Probing the Secrets of Asteroid Precursors
CASPER researchers Dr. Augusto Carballido, Dr. Lorin Matthews and Dr. Truell Hyde have been awarded a grant from the National Science Foundation to study what meteorites can teach us about the infancy of our solar system.
Four and a half billion years ago, the solar nebula – a swirling cloud of gas and dust around the newly-born sun – gave rise to planets, their satellites, and other objects. In order for this to occur, numerous rocks and pebbles fused together to form asteroid-sized bodies called planetesimals, the "bricks" that build planets.
Here on Earth, we have access to fragments of planetesimals in the form of meteorites. Certain types of meteorites, called chondrites, contain numerous inclusions known as chondrules, which are round granules that formed in the solar nebula. Many chondrules, which have diameters of one millimeter or less, are surrounded by thin envelopes composed of micrometer-sized dust particles. These fine-grained rims (FGRs) are crucial meteoritic components because they acted as a “glue” that enabled chondrules to stick together and, in this way, form the precursors of asteroids. But scientists are still not sure how FGRs aggregated around chondrules.
The CASPER team, in collaboration with Dr. Romy Hanna of The University of Texas at Austin, will decipher the history of FGRs.

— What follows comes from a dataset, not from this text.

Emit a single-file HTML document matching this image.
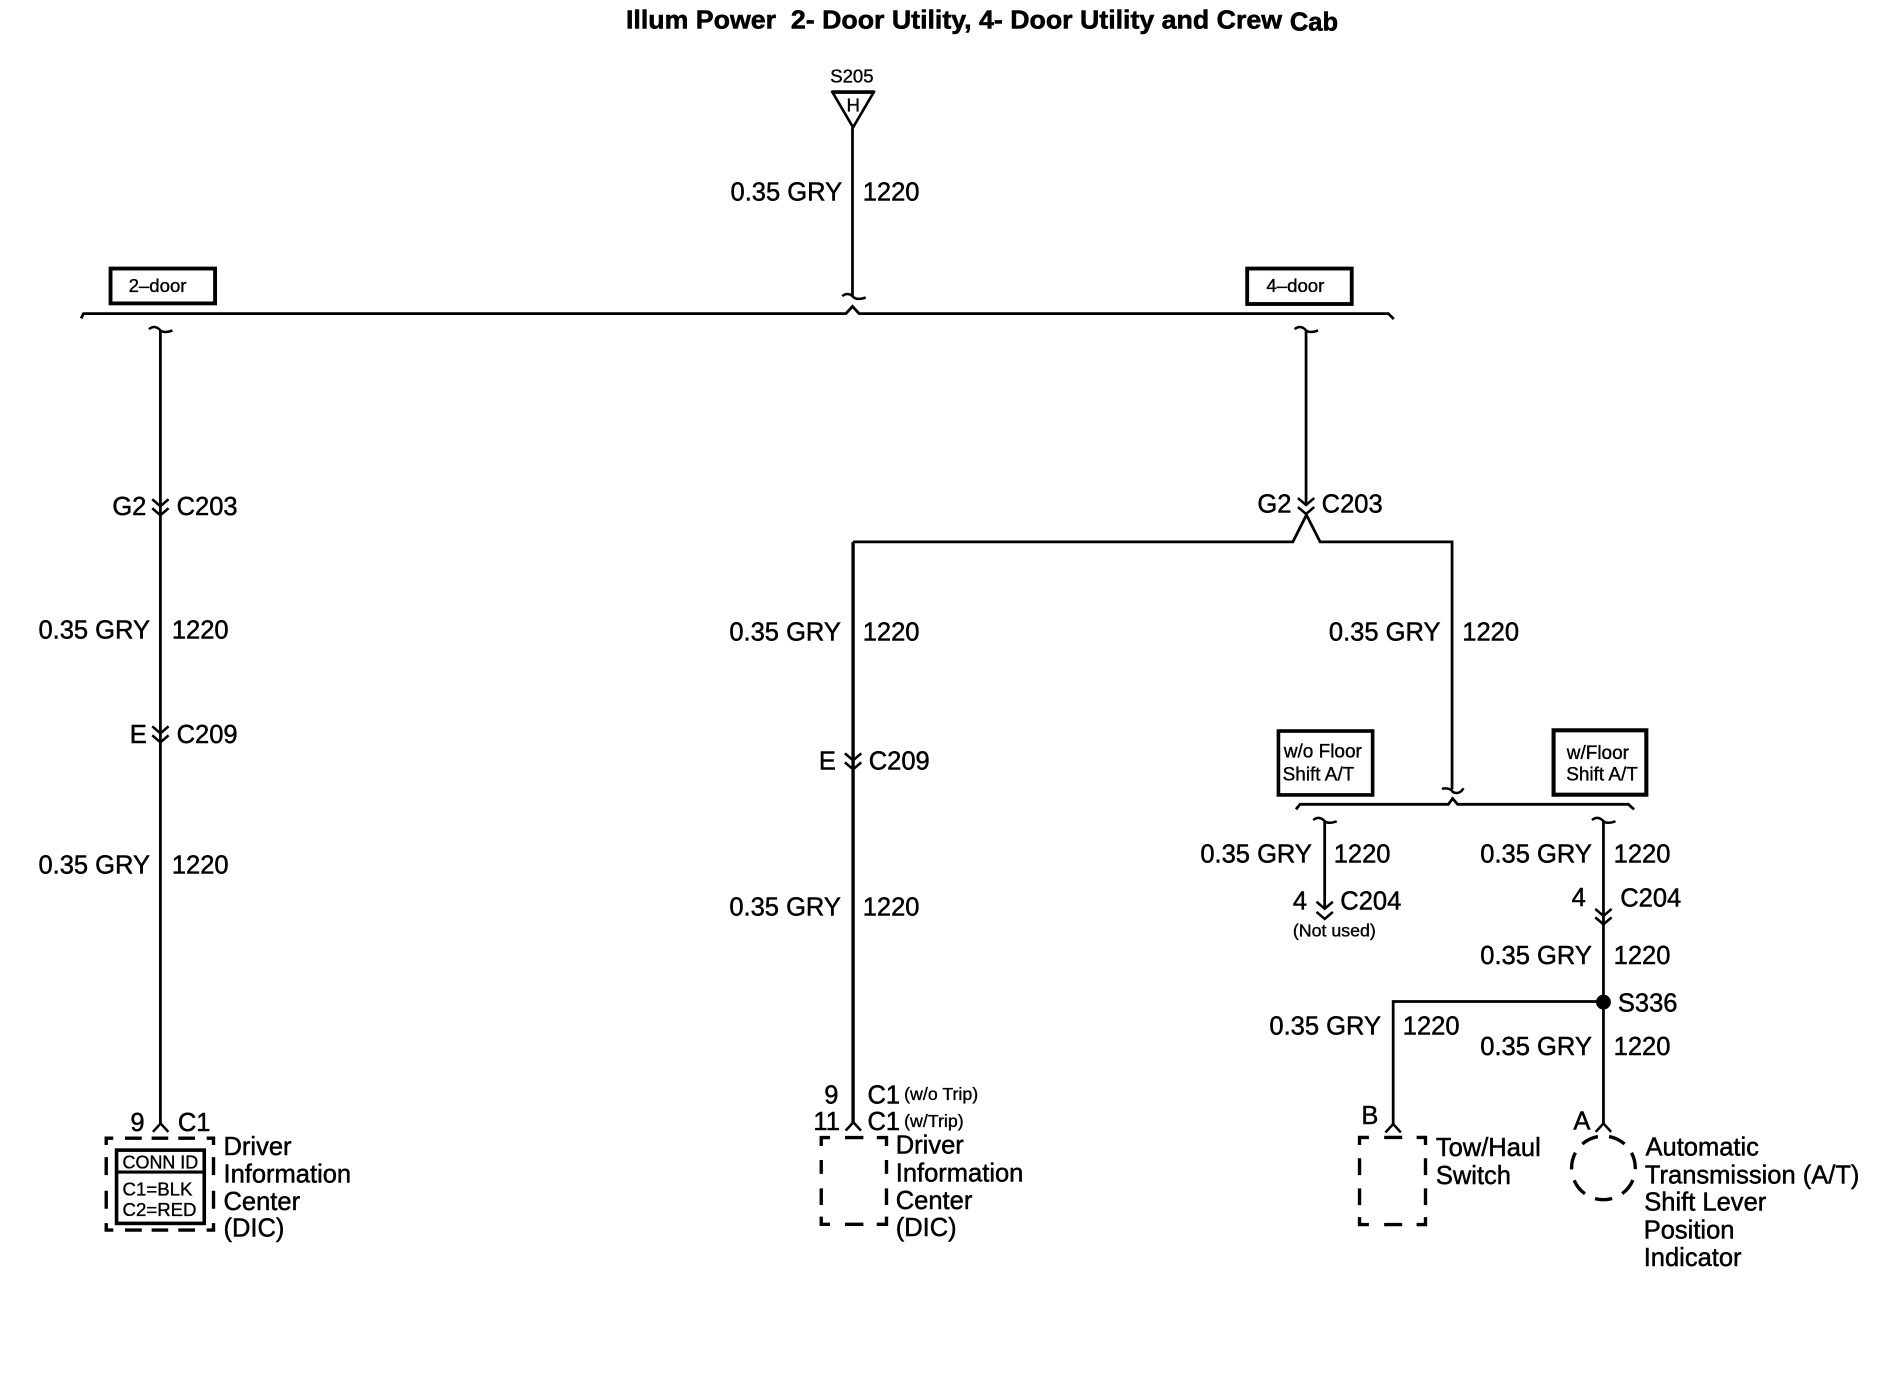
<!DOCTYPE html>
<html lang="en">
<head>
<meta charset="utf-8">
<title>Illum Power</title>
<style>
html,body{margin:0;padding:0;background:#fff;}
svg{display:block;}
text{font-family:"Liberation Sans",Arial,sans-serif;fill:#000;stroke:#000;stroke-width:.4;font-size:21.25px;}
.s15{font-size:15.5px;stroke-width:.3;}
.s16{font-size:15.8px;stroke-width:.3;}
.s14{font-size:14.8px;stroke-width:.3;}
.t{font-weight:bold;stroke-width:.45;}
.w{fill:none;stroke:#000;stroke-width:2.3;}
.th{fill:none;stroke:#000;stroke-width:2.1;}
.b{fill:#fff;stroke:#000;stroke-width:3.2;}
.d{fill:none;stroke:#000;stroke-width:2.8;}
</style>
</head>
<body>
<svg xmlns="http://www.w3.org/2000/svg" width="1884" height="1376" viewBox="0 0 1568 1145.2">
<rect x="0" y="0" width="1568" height="1145.2" fill="#fff"/>
<defs>
<path id="ti" class="th" d="M-9.5,-1 C-6,-4 -2.5,-3 0,0 C2.5,2 6,1.5 10,0"/>
<path id="sm" class="th" d="M-9,-1.5 C-4,-2.5 -1,-1 0,1 C3,3 7,2 9,-2"/>
<path id="ch" class="th" d="M-6.8,0 L0,5.8 L6.8,0"/>
<path id="rc" class="th" d="M-6.4,7 L0,0 L6.4,7"/>
</defs>

<!-- title -->
<text class="t" x="521" y="23.6" textLength="546" lengthAdjust="spacingAndGlyphs" xml:space="preserve">Illum Power  2- Door Utility, 4- Door Utility and Crew</text>
<text class="t" x="1073.5" y="25.5">Cab</text>

<!-- S205 -->
<text class="s15" x="691" y="68.5" textLength="36" lengthAdjust="spacingAndGlyphs">S205</text>
<path d="M693,77 L727,77 L710,106 Z" fill="#fff" stroke="#000" stroke-width="2.2"/>
<path d="M692,76.5 L728,76.5" stroke="#000" stroke-width="2.8"/>
<text class="s15" x="704.5" y="93">H</text>
<path class="w" d="M709.5,106 L709.5,247"/>
<use href="#ti" x="710.5" y="247.5"/>
<text x="608" y="167">0.35 GRY</text>
<text x="718" y="167">1220</text>

<!-- top bus -->
<path class="w" d="M67.5,265 L69.5,261 L704,261 L709.5,255 L715,261 L1155.5,261 L1160,265.5"/>
<rect class="b" x="92" y="223.5" width="87" height="29"/>
<text class="s15" x="107" y="243">2–door</text>
<rect class="b" x="1038" y="223.5" width="87" height="29.5"/>
<text class="s15" x="1054" y="243">4–door</text>

<!-- left column -->
<use href="#ti" x="133.5" y="275"/>
<path class="w" d="M133.5,275 L133.5,935"/>
<use href="#ch" x="133.5" y="415.5"/>
<use href="#ch" x="133.5" y="423"/>
<text x="93.5" y="428.5">G2</text>
<text x="147" y="428.5">C203</text>
<text x="32" y="531.5">0.35 GRY</text>
<text x="143" y="531.5">1220</text>
<use href="#ch" x="133.5" y="604.5"/>
<use href="#ch" x="133.5" y="612"/>
<text x="108" y="618.5">E</text>
<text x="147" y="618.5">C209</text>
<text x="32" y="727">0.35 GRY</text>
<text x="143" y="727">1220</text>
<text x="108.5" y="941.5">9</text>
<text x="148" y="941.5">C1</text>
<use href="#rc" x="133.7" y="935"/>
<path class="d" d="M88.4,953 V947.3 H94.3 M104,947.3 H118 M126.2,947.3 H140 M148.4,947.3 H162.3 M172,947.3 H177.7 V953
M88.4,963 V978 M88.4,991 V1006 M177.7,963 V978 M177.7,991 V1006
M88.4,1018 V1023.7 H94.3 M104,1023.7 H118 M126.2,1023.7 H140 M148.4,1023.7 H162.3 M172,1023.7 H177.7 V1018"/>
<rect x="97" y="957.2" width="73" height="61" fill="#fff" stroke="#000" stroke-width="3"/>
<path d="M97,975.5 H170" stroke="#000" stroke-width="2.6"/>
<text class="s15" x="102" y="972.4" textLength="63" lengthAdjust="spacingAndGlyphs">CONN ID</text>
<text class="s15" x="102" y="995">C1=BLK</text>
<text class="s15" x="102" y="1012">C2=RED</text>
<text x="186" y="961.3">Driver</text>
<text x="186" y="984">Information</text>
<text x="186" y="1007">Center</text>
<text x="186" y="1029.3">(DIC)</text>

<!-- right drop from 4-door -->
<use href="#ti" x="1087" y="275"/>
<path class="w" d="M1087,275 L1087,420"/>
<use href="#ch" x="1087" y="414.5"/>
<use href="#ch" x="1087" y="422"/>
<text x="1046.5" y="426.5">G2</text>
<text x="1100" y="426.5">C203</text>
<path class="w" d="M710,451 L1076,451 L1087.3,428.6 L1098.7,451 L1208.5,451 L1208.5,657"/>

<!-- middle column -->
<path d="M710,451 L710,934" fill="none" stroke="#000" stroke-width="2.8"/>
<text x="607" y="533">0.35 GRY</text>
<text x="718" y="533">1220</text>
<use href="#ch" x="710" y="627"/>
<use href="#ch" x="710" y="634.5"/>
<text x="681.5" y="640.5">E</text>
<text x="723" y="640.5">C209</text>
<text x="607" y="762">0.35 GRY</text>
<text x="718" y="762">1220</text>
<text x="686" y="918.3">9</text>
<text x="722" y="918.3">C1</text>
<text class="s14" x="752.5" y="915.5">(w/o Trip)</text>
<text x="677" y="940.3">11</text>
<text x="722" y="940.3">C1</text>
<text class="s14" x="752.5" y="938">(w/Trip)</text>
<use href="#rc" x="710.2" y="934"/>
<path class="d" d="M683.5,953.8 V946.8 H690.8 M703.3,946.8 H718.6 M729.7,946.8 H737.8 V953.8
M683.5,965.4 V977 M683.5,989 V1002.9 M737.8,965.4 V977 M737.8,989 V1002.9
M683.5,1012.6 V1019 H690.8 M703.3,1019 H718.6 M729.7,1019 H737.8 V1012.6"/>
<text x="745.5" y="960">Driver</text>
<text x="745.5" y="983.5">Information</text>
<text x="745.5" y="1006.2">Center</text>
<text x="745.5" y="1028.7">(DIC)</text>

<!-- right column -->
<text x="1106" y="533">0.35 GRY</text>
<text x="1217" y="533">1220</text>
<rect x="1064" y="608.4" width="78.4" height="53.2" fill="#fff" stroke="#000" stroke-width="3"/>
<text class="s16" x="1068.5" y="630.6">w/o Floor</text>
<text class="s16" x="1067.5" y="649.7">Shift A/T</text>
<rect x="1293" y="607.8" width="77.2" height="53.6" fill="#fff" stroke="#000" stroke-width="3.4"/>
<text class="s16" x="1304" y="631.7">w/Floor</text>
<text class="s16" x="1303.5" y="649.7">Shift A/T</text>
<use href="#sm" x="1209" y="658"/>
<path class="w" d="M1078.6,673.6 L1082,669.4 L1205.4,669.4 L1209,664.6 L1213.2,669.4 L1355.2,669.4 L1360,673.6"/>

<use href="#ti" x="1102.5" y="683.5"/>
<path class="w" d="M1102.5,683.5 L1102.5,755"/>
<use href="#ch" x="1102.5" y="750.5"/>
<use href="#ch" x="1102.5" y="759"/>
<text x="999" y="718">0.35 GRY</text>
<text x="1110" y="718">1220</text>
<text x="1076" y="757">4</text>
<text x="1115.5" y="757">C204</text>
<text class="s14" x="1076" y="779.5" textLength="69" lengthAdjust="spacingAndGlyphs">(Not used)</text>

<use href="#ti" x="1334.5" y="683.5"/>
<path class="w" d="M1334.5,683.5 L1334.5,935"/>
<use href="#ch" x="1334.5" y="756.5"/>
<use href="#ch" x="1334.5" y="763.5"/>
<text x="1232" y="718">0.35 GRY</text>
<text x="1343" y="718">1220</text>
<text x="1308" y="754">4</text>
<text x="1348.5" y="754.5">C204</text>
<text x="1232" y="802.3">0.35 GRY</text>
<text x="1343" y="802.3">1220</text>
<circle cx="1334.5" cy="834" r="6.2" fill="#000"/>
<text x="1346.5" y="842">S336</text>
<path class="w" d="M1334,833.5 L1159.5,833.5 L1159.5,936"/>
<text x="1056.5" y="861">0.35 GRY</text>
<text x="1167.5" y="861">1220</text>
<text x="1232" y="878">0.35 GRY</text>
<text x="1343" y="878">1220</text>

<text x="1133" y="935.5">B</text>
<use href="#rc" x="1159.5" y="935.5"/>
<path class="d" d="M1131.5,953 V946.7 H1139.3 M1152,946.7 H1167 M1179,946.7 H1186.4 V953
M1131.5,964 V978 M1131.5,989 V1003 M1186.4,964 V978 M1186.4,989 V1003
M1131.5,1013 V1019.2 H1139.3 M1152,1019.2 H1167 M1179,1019.2 H1186.4 V1013"/>
<text x="1195" y="962">Tow/Haul</text>
<text x="1195" y="985.4">Switch</text>

<text x="1309.5" y="940">A</text>
<use href="#rc" x="1334.5" y="935"/>
<circle cx="1334.5" cy="972" r="26.5" fill="none" stroke="#000" stroke-width="2.8" stroke-dasharray="14.5 9.29" stroke-dashoffset="-10.4"/>
<text x="1369.5" y="961.8">Automatic</text>
<text x="1369" y="984.8">Transmission (A/T)</text>
<text x="1368.5" y="1007.6">Shift Lever</text>
<text x="1368" y="1030.6">Position</text>
<text x="1368" y="1053.6">Indicator</text>
</svg>
</body>
</html>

By combining state-of-the-art computer simulations and laboratory measurements of real chondrule rims, this work will untangle the different stages of FGR formation. Specifically, the simulations will mimic the accumulation of dust grains on chondrule surfaces, as well as the compaction that the resulting FGRs experienced due to collisions between aggregates of rimmed chondrules. The FGR structures obtained from the simulations will be compared to FGR structures from actual meteorite samples. These samples will be analyzed at UT-Austin using sophisticated instruments that allow probing FGRs down to microscopic scales. A direct comparison between the computational and laboratory results will inform researchers on the accuracy of FGR formation models.
As a result of this study, a key step in the assembly of our solar system will be uncovered, potentially helping us understand how other planetary systems came to be.